*Provided data:*
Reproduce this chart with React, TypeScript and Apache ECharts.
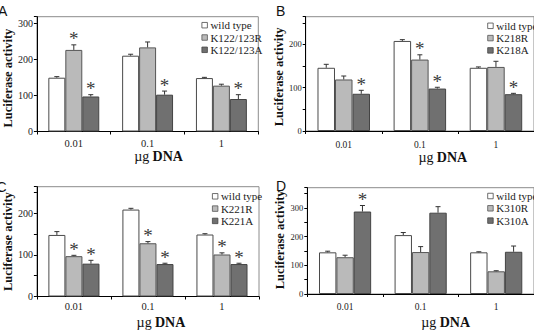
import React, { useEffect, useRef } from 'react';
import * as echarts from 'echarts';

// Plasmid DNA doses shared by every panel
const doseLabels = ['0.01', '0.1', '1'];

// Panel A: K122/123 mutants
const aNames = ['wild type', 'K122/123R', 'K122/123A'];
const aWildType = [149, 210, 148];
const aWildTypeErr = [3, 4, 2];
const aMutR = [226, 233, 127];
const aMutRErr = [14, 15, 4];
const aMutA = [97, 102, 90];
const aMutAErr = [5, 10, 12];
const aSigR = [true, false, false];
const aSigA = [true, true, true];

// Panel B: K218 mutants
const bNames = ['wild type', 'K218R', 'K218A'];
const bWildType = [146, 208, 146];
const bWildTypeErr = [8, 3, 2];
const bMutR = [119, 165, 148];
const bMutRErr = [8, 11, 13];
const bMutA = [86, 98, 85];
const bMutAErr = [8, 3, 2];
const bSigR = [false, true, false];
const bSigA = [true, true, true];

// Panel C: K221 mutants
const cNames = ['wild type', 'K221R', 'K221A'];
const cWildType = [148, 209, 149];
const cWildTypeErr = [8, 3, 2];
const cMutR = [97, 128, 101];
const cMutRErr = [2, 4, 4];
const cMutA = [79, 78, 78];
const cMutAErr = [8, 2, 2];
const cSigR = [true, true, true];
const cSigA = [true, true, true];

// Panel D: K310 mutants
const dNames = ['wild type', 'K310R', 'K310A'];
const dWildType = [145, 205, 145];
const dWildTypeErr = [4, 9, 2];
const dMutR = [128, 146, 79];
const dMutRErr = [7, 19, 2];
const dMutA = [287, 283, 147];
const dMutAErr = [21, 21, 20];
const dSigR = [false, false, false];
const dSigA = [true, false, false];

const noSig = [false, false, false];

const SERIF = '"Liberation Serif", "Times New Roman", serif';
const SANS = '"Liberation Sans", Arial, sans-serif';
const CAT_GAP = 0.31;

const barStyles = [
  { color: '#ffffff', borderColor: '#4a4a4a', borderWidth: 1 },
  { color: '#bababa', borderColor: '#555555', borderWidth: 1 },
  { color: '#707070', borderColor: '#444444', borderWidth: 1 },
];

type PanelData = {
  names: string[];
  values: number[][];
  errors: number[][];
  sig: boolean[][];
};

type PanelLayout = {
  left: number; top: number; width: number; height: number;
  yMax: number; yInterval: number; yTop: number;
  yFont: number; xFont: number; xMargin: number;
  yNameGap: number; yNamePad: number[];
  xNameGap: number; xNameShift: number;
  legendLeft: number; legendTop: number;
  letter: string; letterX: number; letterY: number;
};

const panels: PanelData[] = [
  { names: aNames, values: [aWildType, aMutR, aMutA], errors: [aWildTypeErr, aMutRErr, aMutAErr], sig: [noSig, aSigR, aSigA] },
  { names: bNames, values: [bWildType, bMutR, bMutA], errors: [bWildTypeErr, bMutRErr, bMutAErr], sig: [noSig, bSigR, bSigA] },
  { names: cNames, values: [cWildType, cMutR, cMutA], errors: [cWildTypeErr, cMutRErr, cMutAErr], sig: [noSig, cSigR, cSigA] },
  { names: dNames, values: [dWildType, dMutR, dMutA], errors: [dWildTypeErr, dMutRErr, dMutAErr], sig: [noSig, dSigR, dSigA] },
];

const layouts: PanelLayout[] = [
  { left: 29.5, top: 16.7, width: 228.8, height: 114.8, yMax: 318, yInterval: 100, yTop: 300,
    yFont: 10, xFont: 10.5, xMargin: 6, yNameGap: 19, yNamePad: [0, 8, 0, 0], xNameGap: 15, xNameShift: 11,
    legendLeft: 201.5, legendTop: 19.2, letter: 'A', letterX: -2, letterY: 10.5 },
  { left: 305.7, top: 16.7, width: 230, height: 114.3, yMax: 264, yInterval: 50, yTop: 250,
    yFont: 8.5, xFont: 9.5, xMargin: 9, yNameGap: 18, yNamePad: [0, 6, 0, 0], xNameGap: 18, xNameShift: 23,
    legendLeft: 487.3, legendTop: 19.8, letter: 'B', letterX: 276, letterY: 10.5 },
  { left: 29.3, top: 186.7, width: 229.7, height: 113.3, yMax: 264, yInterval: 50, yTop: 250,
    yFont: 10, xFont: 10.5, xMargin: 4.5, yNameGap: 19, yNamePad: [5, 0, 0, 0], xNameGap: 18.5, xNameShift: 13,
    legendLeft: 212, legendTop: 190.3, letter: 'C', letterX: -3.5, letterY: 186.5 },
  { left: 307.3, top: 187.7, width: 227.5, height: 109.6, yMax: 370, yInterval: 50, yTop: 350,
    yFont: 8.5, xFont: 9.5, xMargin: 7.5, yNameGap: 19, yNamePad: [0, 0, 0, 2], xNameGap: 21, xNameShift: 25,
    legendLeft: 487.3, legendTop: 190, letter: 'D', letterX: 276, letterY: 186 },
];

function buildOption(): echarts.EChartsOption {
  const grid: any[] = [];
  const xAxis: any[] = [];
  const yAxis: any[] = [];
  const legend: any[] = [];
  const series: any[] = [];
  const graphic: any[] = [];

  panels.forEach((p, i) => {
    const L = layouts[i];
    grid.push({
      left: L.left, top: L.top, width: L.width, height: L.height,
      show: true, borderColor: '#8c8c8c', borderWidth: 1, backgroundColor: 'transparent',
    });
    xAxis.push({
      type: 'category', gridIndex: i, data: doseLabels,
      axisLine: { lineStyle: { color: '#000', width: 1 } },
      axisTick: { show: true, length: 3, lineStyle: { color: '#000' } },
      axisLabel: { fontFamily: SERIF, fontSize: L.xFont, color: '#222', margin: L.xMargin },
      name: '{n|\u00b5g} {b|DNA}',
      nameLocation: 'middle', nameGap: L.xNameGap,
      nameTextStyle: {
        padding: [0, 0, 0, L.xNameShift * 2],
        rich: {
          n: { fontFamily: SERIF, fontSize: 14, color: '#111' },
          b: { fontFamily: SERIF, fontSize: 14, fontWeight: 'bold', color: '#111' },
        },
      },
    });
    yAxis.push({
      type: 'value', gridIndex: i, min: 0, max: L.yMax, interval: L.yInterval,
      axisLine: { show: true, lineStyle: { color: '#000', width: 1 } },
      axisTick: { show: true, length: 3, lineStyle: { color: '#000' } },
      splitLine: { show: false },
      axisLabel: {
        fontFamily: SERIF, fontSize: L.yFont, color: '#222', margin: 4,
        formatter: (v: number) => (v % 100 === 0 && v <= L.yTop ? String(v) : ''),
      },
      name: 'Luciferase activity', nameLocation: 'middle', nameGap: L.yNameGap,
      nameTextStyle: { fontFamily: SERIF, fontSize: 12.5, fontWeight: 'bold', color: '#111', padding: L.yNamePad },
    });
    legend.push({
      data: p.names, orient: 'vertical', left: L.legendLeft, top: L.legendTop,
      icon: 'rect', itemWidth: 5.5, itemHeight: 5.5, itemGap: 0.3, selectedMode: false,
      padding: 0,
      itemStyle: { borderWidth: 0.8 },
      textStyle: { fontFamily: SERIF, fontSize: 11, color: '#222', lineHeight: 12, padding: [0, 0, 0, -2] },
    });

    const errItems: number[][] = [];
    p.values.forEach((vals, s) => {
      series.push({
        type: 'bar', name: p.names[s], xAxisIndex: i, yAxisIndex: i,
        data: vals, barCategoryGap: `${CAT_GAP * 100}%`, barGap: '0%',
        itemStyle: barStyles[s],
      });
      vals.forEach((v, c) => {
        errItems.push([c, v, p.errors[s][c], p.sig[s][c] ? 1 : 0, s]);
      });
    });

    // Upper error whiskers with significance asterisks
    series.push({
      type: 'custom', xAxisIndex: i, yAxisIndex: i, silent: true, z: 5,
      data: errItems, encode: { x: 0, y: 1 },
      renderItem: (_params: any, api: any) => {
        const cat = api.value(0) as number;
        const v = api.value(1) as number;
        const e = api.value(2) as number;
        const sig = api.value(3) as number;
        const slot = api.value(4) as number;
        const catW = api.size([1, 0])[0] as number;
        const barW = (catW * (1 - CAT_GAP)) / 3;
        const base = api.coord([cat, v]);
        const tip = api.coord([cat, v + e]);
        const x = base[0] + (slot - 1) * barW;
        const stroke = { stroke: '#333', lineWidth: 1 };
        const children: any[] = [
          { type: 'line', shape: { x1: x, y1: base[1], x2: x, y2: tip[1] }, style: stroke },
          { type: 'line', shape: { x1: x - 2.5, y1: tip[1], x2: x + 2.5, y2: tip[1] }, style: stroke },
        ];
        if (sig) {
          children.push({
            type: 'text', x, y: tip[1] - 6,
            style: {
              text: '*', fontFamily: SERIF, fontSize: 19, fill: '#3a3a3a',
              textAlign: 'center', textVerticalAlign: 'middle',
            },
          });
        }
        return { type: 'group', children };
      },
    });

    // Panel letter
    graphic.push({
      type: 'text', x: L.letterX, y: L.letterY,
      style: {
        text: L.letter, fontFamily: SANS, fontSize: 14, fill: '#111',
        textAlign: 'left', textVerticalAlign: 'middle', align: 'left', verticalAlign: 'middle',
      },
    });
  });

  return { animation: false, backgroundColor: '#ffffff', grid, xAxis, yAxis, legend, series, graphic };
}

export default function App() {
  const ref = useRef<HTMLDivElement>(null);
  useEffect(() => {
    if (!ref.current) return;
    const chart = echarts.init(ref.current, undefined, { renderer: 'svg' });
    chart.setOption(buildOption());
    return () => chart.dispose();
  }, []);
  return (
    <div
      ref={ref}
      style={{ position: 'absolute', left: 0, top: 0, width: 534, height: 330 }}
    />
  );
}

*Written problem:* Quote, please, every line of the material above from its start through the line that has "const doseLabels = ['0.01', '0.1', '1'];", reproducing the words exactly and dropping any images.

*Written solution:*
Reproduce this chart with React, TypeScript and Apache ECharts.
import React, { useEffect, useRef } from 'react';
import * as echarts from 'echarts';

// Plasmid DNA doses shared by every panel
const doseLabels = ['0.01', '0.1', '1'];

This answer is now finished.